*Exercise material*
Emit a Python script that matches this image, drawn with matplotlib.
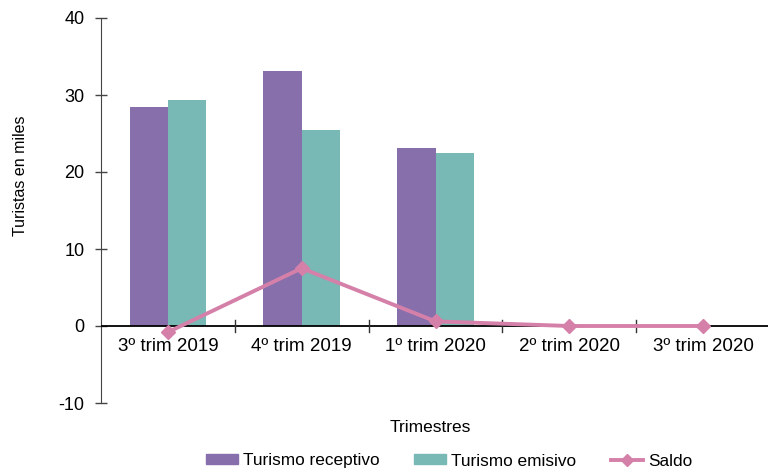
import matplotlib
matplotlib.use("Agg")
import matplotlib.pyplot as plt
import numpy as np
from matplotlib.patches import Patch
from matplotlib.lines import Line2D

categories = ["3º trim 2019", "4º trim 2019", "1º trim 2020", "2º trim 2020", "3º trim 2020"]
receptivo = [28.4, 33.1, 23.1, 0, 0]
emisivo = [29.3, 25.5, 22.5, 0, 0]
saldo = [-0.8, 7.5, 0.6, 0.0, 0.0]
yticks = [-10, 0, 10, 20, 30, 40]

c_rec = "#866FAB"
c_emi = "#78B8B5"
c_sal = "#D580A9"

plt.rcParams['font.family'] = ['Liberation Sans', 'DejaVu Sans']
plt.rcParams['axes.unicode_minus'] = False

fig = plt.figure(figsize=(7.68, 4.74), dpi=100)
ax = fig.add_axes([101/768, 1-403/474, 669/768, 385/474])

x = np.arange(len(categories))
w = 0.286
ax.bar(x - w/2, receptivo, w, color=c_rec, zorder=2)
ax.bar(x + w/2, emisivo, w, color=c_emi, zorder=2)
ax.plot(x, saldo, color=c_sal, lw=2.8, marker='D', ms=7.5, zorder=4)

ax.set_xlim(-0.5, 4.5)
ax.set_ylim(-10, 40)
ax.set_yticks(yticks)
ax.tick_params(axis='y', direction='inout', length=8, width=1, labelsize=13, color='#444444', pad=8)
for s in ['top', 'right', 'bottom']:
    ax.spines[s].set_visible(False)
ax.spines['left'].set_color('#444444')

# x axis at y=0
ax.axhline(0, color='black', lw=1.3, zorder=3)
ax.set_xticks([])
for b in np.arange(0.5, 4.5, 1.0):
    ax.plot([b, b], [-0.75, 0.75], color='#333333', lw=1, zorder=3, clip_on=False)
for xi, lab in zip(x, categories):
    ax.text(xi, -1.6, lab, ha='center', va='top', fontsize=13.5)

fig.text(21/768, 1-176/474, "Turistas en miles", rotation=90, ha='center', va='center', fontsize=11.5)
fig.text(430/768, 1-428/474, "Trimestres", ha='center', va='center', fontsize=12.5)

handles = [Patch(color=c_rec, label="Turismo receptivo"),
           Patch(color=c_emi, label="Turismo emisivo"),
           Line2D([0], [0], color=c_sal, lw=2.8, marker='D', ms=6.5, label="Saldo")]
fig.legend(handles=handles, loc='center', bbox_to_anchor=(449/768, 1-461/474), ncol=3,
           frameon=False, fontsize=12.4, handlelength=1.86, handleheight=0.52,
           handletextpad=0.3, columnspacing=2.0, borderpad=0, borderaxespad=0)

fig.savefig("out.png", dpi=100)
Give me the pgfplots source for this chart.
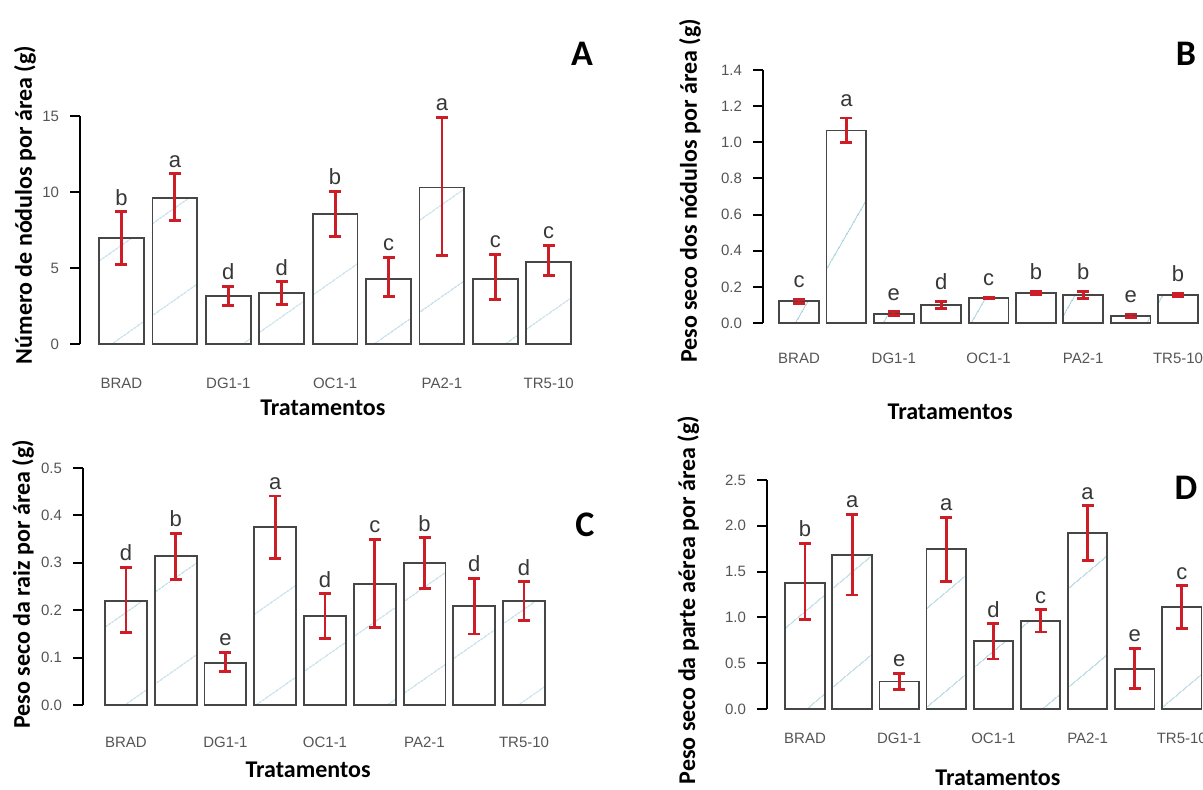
==
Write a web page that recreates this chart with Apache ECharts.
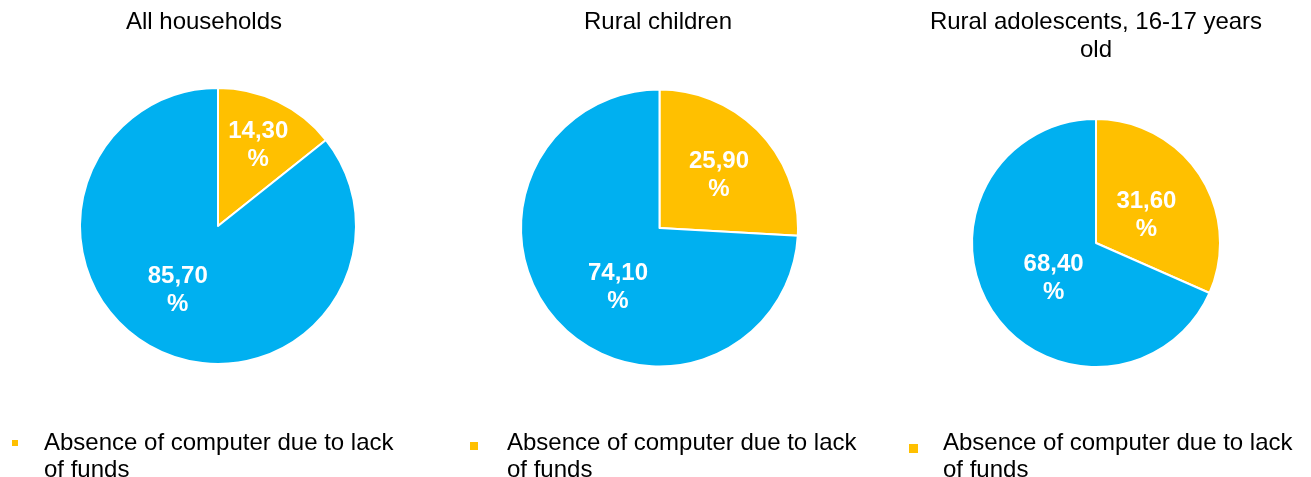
---
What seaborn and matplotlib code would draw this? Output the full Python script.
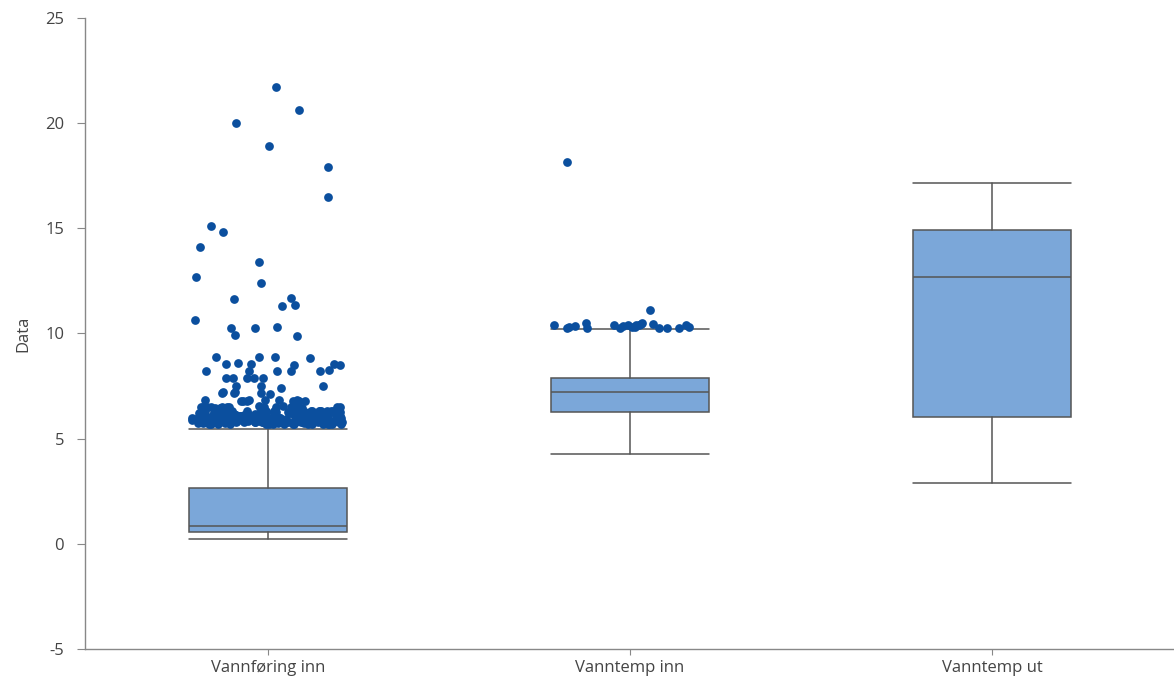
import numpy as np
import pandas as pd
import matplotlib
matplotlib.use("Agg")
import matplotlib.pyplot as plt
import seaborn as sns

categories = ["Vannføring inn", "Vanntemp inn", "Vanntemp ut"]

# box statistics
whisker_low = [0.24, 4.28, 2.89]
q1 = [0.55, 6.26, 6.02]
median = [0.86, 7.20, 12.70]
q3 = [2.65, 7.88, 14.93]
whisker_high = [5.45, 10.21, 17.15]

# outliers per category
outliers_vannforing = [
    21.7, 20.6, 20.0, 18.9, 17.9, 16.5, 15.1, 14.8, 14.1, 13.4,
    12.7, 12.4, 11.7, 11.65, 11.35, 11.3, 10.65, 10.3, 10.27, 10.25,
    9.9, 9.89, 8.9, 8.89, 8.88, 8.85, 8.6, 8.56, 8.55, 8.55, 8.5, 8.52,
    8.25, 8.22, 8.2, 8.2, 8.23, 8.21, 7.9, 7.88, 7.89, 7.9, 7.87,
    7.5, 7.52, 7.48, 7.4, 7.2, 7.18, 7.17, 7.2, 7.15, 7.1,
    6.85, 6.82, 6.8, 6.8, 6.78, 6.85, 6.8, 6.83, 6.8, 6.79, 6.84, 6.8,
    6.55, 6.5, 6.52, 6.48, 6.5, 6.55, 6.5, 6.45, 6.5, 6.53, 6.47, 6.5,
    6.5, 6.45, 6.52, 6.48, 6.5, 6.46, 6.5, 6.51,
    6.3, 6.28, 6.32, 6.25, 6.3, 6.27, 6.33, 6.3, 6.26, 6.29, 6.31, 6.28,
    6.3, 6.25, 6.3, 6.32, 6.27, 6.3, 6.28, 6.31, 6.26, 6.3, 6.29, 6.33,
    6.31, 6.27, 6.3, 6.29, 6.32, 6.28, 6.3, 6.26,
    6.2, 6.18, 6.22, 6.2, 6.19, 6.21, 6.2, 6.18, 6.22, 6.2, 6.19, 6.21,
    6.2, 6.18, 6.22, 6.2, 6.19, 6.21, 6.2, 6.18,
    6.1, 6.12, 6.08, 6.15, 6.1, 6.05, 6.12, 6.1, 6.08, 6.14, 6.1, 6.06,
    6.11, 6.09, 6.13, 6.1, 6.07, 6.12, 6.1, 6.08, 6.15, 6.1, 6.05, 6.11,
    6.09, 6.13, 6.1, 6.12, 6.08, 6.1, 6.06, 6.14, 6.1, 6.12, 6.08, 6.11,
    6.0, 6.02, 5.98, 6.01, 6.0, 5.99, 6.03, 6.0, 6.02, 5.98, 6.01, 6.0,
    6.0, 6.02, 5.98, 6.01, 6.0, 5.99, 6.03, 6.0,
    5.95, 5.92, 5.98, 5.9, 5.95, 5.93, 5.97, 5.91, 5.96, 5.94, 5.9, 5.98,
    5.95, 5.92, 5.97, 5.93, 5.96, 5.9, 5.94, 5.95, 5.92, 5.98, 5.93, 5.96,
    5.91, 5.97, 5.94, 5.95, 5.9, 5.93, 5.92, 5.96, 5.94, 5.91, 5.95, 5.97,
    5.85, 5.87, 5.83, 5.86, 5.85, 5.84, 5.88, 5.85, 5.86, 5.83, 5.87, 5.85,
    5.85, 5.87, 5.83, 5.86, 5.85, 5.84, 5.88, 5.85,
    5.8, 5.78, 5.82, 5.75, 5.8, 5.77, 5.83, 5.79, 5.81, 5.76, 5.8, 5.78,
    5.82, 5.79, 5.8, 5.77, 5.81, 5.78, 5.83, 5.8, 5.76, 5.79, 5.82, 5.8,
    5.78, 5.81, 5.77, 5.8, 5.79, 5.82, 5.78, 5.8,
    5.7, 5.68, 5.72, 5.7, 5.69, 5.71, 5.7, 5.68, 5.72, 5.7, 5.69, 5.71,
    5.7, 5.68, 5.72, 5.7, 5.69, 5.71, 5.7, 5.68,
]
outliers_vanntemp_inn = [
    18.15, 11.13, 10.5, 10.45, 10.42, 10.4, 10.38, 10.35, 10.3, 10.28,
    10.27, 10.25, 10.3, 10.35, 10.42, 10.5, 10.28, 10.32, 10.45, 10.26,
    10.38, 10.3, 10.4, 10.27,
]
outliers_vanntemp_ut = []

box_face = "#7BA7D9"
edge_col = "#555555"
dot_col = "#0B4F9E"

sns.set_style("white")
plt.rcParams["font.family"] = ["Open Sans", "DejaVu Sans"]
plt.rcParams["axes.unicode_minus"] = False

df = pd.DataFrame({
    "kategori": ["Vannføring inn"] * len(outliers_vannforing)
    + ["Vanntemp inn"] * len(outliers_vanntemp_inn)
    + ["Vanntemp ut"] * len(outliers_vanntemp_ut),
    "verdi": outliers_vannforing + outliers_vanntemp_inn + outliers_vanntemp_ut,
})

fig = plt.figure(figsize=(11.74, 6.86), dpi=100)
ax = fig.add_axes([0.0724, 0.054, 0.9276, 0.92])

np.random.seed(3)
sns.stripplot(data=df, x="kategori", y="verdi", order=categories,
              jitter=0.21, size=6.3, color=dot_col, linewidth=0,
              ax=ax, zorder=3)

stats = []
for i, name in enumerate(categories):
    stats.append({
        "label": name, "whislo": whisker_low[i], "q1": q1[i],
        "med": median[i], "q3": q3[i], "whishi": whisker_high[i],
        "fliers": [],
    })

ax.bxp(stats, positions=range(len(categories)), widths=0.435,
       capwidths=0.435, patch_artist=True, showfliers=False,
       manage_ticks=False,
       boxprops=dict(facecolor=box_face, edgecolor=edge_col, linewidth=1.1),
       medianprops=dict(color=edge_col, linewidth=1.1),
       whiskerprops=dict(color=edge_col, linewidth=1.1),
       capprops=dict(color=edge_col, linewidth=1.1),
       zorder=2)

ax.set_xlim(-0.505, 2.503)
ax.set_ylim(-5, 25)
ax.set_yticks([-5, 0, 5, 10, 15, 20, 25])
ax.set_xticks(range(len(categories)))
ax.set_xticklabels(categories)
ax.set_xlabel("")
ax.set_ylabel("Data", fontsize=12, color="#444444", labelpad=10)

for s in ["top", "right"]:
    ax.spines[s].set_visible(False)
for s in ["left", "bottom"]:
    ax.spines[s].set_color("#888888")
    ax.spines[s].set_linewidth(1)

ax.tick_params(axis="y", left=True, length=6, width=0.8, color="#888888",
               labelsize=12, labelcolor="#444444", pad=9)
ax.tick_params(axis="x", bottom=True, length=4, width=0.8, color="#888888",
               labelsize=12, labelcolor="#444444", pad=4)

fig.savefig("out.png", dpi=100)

*Given problem*
Copy out every line holding the string "with".

*Output of the exercise*
Emit a Python script that matches this image, drawn with matplotlib.
Write a web page that recreates this chart with Apache ECharts.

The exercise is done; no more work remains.